[SUPPLIED MATERIAL start]

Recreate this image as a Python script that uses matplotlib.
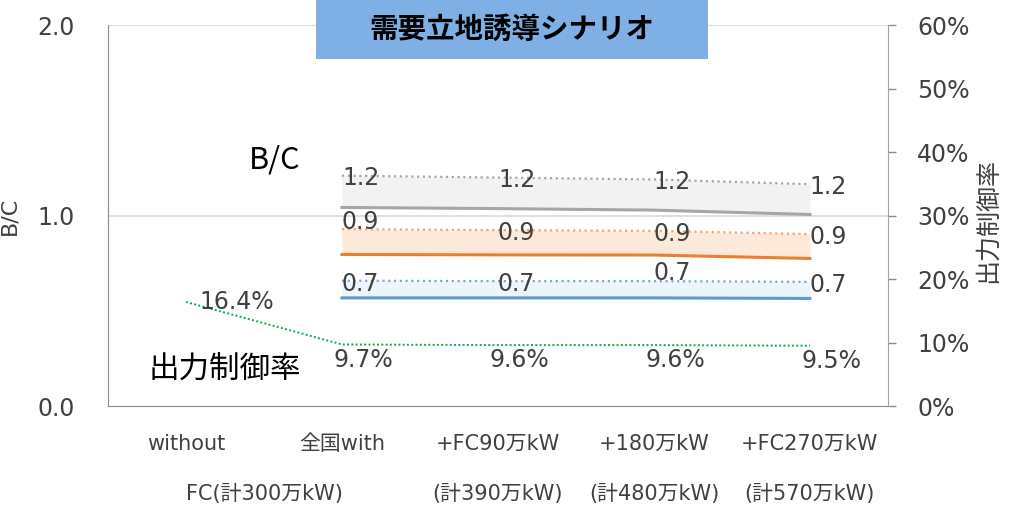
import matplotlib
matplotlib.use("Agg")
import matplotlib.pyplot as plt
import matplotlib.transforms as mtransforms
from matplotlib.patches import Rectangle

plt.rcParams['font.family'] = ['DejaVu Sans', 'Noto Sans CJK JP']

# ---- data ----
categories = ["without", "全国with", "+FC90万kW", "+180万kW", "+FC270万kW"]
sub_labels = ["FC(計300万kW)", "(計390万kW)", "(計480万kW)", "(計570万kW)"]
sub_label_pos = [0.5, 2, 3, 4]

bc_x = [1, 2, 3, 4]
gray_upper = [1.21, 1.20, 1.19, 1.165]
gray_lower = [1.043, 1.037, 1.029, 1.006]
orange_upper = [0.929, 0.924, 0.920, 0.903]
orange_lower = [0.796, 0.794, 0.793, 0.775]
blue_upper = [0.658, 0.656, 0.656, 0.652]
blue_lower = [0.568, 0.568, 0.568, 0.565]

curtail_x = [0, 1, 2, 3, 4]
curtail_rate = [0.164, 0.097, 0.096, 0.096, 0.095]

yticks_left = [0.0, 1.0, 2.0]
yticks_right = [0.0, 0.1, 0.2, 0.3, 0.4, 0.5, 0.6]

title = "需要立地誘導シナリオ"

# ---- figure ----
fig = plt.figure(figsize=(10.09, 5.05), dpi=100)
ax = fig.add_axes([0.107, 0.196, 0.773, 0.754])
ax2 = ax.twinx()

ax.set_xlim(-0.5, 4.5)
ax.set_ylim(0, 2.0)
ax2.set_ylim(0, 0.6)

txt_col = '#404040'

# B/C bands
series = [
    (gray_upper, gray_lower, '#A6A6A6', '#A6A6A6', '#F2F2F2'),
    (orange_upper, orange_lower, '#F4A46E', '#ED7D31', '#FDE9D9'),
    (blue_upper, blue_lower, '#74A9DA', '#5B9BD5', '#EEF4FB'),
]
for up, lo, dot_c, line_c, fill_c in series:
    ax.fill_between(bc_x, lo, up, color=fill_c, lw=0, zorder=1)
    ax.plot(bc_x, up, color=dot_c, lw=1.6, ls=(0, (1, 1.6)), zorder=3)
    ax.plot(bc_x, lo, color=line_c, lw=2.2, zorder=3)

# value labels on the dotted lines
nudges = {(1, 0): 5, (2, 2): 6}
for si, (up, _, _, _, _) in enumerate(series):
    for i, (x, v) in enumerate(zip(bc_x, up)):
        dy = nudges.get((si, i), -2)
        ax.annotate(f"{v:.1f}", (x, v), xytext=(0, dy), textcoords='offset points',
                    ha='left', va='center', fontsize=17, color=txt_col, zorder=5)

# curtailment rate line (right axis)
ax2.plot(curtail_x, curtail_rate, color='#00B050', lw=1.4, ls=(0, (1, 1.2)), zorder=3)
for i, (x, v) in enumerate(zip(curtail_x, curtail_rate)):
    if i == 0:
        off = (10, 0)
    else:
        off = (-6, -11)
    ax2.annotate(f"{v*100:.1f}%", (x, v), xytext=off, textcoords='offset points',
                 ha='left', va='center', fontsize=17, color=txt_col, zorder=5)

# grid and spines
ax.set_yticks(yticks_left)
ax.set_yticklabels([f"{t:.1f}" for t in yticks_left], fontsize=17, color=txt_col)
ax.tick_params(axis='y', length=0, pad=24)
for y in yticks_left[1:]:
    ax.axhline(y, color='#D9D9D9', lw=1.2, zorder=0)

ax.set_xticks(range(len(categories)))
ax.set_xticklabels(categories, fontsize=15, color=txt_col)
ax.tick_params(axis='x', length=0, pad=20)

ax.spines['top'].set_visible(False)
ax2.spines['top'].set_visible(False)
ax.spines['right'].set_visible(False)
ax.spines['left'].set_color('#8C8C8C')
ax.spines['bottom'].set_color('#8C8C8C')
ax2.spines['left'].set_visible(False)
ax2.spines['bottom'].set_visible(False)
ax2.spines['right'].set_color('#A6A6A6')

ax2.set_yticks(yticks_right)
ax2.set_yticklabels([f"{int(round(t*100))}%" for t in yticks_right], fontsize=17, color=txt_col)
ax2.tick_params(axis='y', length=6, width=1, color='#8C8C8C', pad=15)

# axis titles
ax.set_ylabel("B/C", fontsize=16, color=txt_col)
ax.yaxis.set_label_coords(-0.114, 0.5)
ax2.set_ylabel("出力制御率", fontsize=18, color=txt_col, family=['Noto Sans CJK JP'])
ax2.yaxis.set_label_coords(1.112, 0.488)

# in-plot series names
ax.text(0.57, 1.29, "B/C", fontsize=22, color='black', ha='center', va='center',
        family=['Noto Sans CJK JP'])
ax.text(0.25, 0.19, "出力制御率", fontsize=22, color='black', ha='center', va='center',
        family=['Noto Sans CJK JP'])

# second line of category labels
trans = mtransforms.blended_transform_factory(ax.transData, fig.transFigure)
for x, s in zip(sub_label_pos, sub_labels):
    ax.text(x, 0.022, s, transform=trans, ha='center', va='center', fontsize=15,
            color=txt_col, clip_on=False)

# title box
fig.patches.append(Rectangle((0.313, 0.883), 0.3885, 0.117, transform=fig.transFigure,
                             facecolor='#7FB0E5', edgecolor='none', zorder=0))
fig.text(0.507, 0.941, title, ha='center', va='center', fontsize=20.5, fontweight='bold',
         color='black', family=['Noto Sans CJK JP'])

fig.savefig("out.png", dpi=100)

[SUPPLIED MATERIAL end]

Write the listing out a second time exactly, dropping all images.

Recreate this image as a Python script that uses matplotlib.
import matplotlib
matplotlib.use("Agg")
import matplotlib.pyplot as plt
import matplotlib.transforms as mtransforms
from matplotlib.patches import Rectangle

plt.rcParams['font.family'] = ['DejaVu Sans', 'Noto Sans CJK JP']

# ---- data ----
categories = ["without", "全国with", "+FC90万kW", "+180万kW", "+FC270万kW"]
sub_labels = ["FC(計300万kW)", "(計390万kW)", "(計480万kW)", "(計570万kW)"]
sub_label_pos = [0.5, 2, 3, 4]

bc_x = [1, 2, 3, 4]
gray_upper = [1.21, 1.20, 1.19, 1.165]
gray_lower = [1.043, 1.037, 1.029, 1.006]
orange_upper = [0.929, 0.924, 0.920, 0.903]
orange_lower = [0.796, 0.794, 0.793, 0.775]
blue_upper = [0.658, 0.656, 0.656, 0.652]
blue_lower = [0.568, 0.568, 0.568, 0.565]

curtail_x = [0, 1, 2, 3, 4]
curtail_rate = [0.164, 0.097, 0.096, 0.096, 0.095]

yticks_left = [0.0, 1.0, 2.0]
yticks_right = [0.0, 0.1, 0.2, 0.3, 0.4, 0.5, 0.6]

title = "需要立地誘導シナリオ"

# ---- figure ----
fig = plt.figure(figsize=(10.09, 5.05), dpi=100)
ax = fig.add_axes([0.107, 0.196, 0.773, 0.754])
ax2 = ax.twinx()

ax.set_xlim(-0.5, 4.5)
ax.set_ylim(0, 2.0)
ax2.set_ylim(0, 0.6)

txt_col = '#404040'

# B/C bands
series = [
    (gray_upper, gray_lower, '#A6A6A6', '#A6A6A6', '#F2F2F2'),
    (orange_upper, orange_lower, '#F4A46E', '#ED7D31', '#FDE9D9'),
    (blue_upper, blue_lower, '#74A9DA', '#5B9BD5', '#EEF4FB'),
]
for up, lo, dot_c, line_c, fill_c in series:
    ax.fill_between(bc_x, lo, up, color=fill_c, lw=0, zorder=1)
    ax.plot(bc_x, up, color=dot_c, lw=1.6, ls=(0, (1, 1.6)), zorder=3)
    ax.plot(bc_x, lo, color=line_c, lw=2.2, zorder=3)

# value labels on the dotted lines
nudges = {(1, 0): 5, (2, 2): 6}
for si, (up, _, _, _, _) in enumerate(series):
    for i, (x, v) in enumerate(zip(bc_x, up)):
        dy = nudges.get((si, i), -2)
        ax.annotate(f"{v:.1f}", (x, v), xytext=(0, dy), textcoords='offset points',
                    ha='left', va='center', fontsize=17, color=txt_col, zorder=5)

# curtailment rate line (right axis)
ax2.plot(curtail_x, curtail_rate, color='#00B050', lw=1.4, ls=(0, (1, 1.2)), zorder=3)
for i, (x, v) in enumerate(zip(curtail_x, curtail_rate)):
    if i == 0:
        off = (10, 0)
    else:
        off = (-6, -11)
    ax2.annotate(f"{v*100:.1f}%", (x, v), xytext=off, textcoords='offset points',
                 ha='left', va='center', fontsize=17, color=txt_col, zorder=5)

# grid and spines
ax.set_yticks(yticks_left)
ax.set_yticklabels([f"{t:.1f}" for t in yticks_left], fontsize=17, color=txt_col)
ax.tick_params(axis='y', length=0, pad=24)
for y in yticks_left[1:]:
    ax.axhline(y, color='#D9D9D9', lw=1.2, zorder=0)

ax.set_xticks(range(len(categories)))
ax.set_xticklabels(categories, fontsize=15, color=txt_col)
ax.tick_params(axis='x', length=0, pad=20)

ax.spines['top'].set_visible(False)
ax2.spines['top'].set_visible(False)
ax.spines['right'].set_visible(False)
ax.spines['left'].set_color('#8C8C8C')
ax.spines['bottom'].set_color('#8C8C8C')
ax2.spines['left'].set_visible(False)
ax2.spines['bottom'].set_visible(False)
ax2.spines['right'].set_color('#A6A6A6')

ax2.set_yticks(yticks_right)
ax2.set_yticklabels([f"{int(round(t*100))}%" for t in yticks_right], fontsize=17, color=txt_col)
ax2.tick_params(axis='y', length=6, width=1, color='#8C8C8C', pad=15)

# axis titles
ax.set_ylabel("B/C", fontsize=16, color=txt_col)
ax.yaxis.set_label_coords(-0.114, 0.5)
ax2.set_ylabel("出力制御率", fontsize=18, color=txt_col, family=['Noto Sans CJK JP'])
ax2.yaxis.set_label_coords(1.112, 0.488)

# in-plot series names
ax.text(0.57, 1.29, "B/C", fontsize=22, color='black', ha='center', va='center',
        family=['Noto Sans CJK JP'])
ax.text(0.25, 0.19, "出力制御率", fontsize=22, color='black', ha='center', va='center',
        family=['Noto Sans CJK JP'])

# second line of category labels
trans = mtransforms.blended_transform_factory(ax.transData, fig.transFigure)
for x, s in zip(sub_label_pos, sub_labels):
    ax.text(x, 0.022, s, transform=trans, ha='center', va='center', fontsize=15,
            color=txt_col, clip_on=False)

# title box
fig.patches.append(Rectangle((0.313, 0.883), 0.3885, 0.117, transform=fig.transFigure,
                             facecolor='#7FB0E5', edgecolor='none', zorder=0))
fig.text(0.507, 0.941, title, ha='center', va='center', fontsize=20.5, fontweight='bold',
         color='black', family=['Noto Sans CJK JP'])

fig.savefig("out.png", dpi=100)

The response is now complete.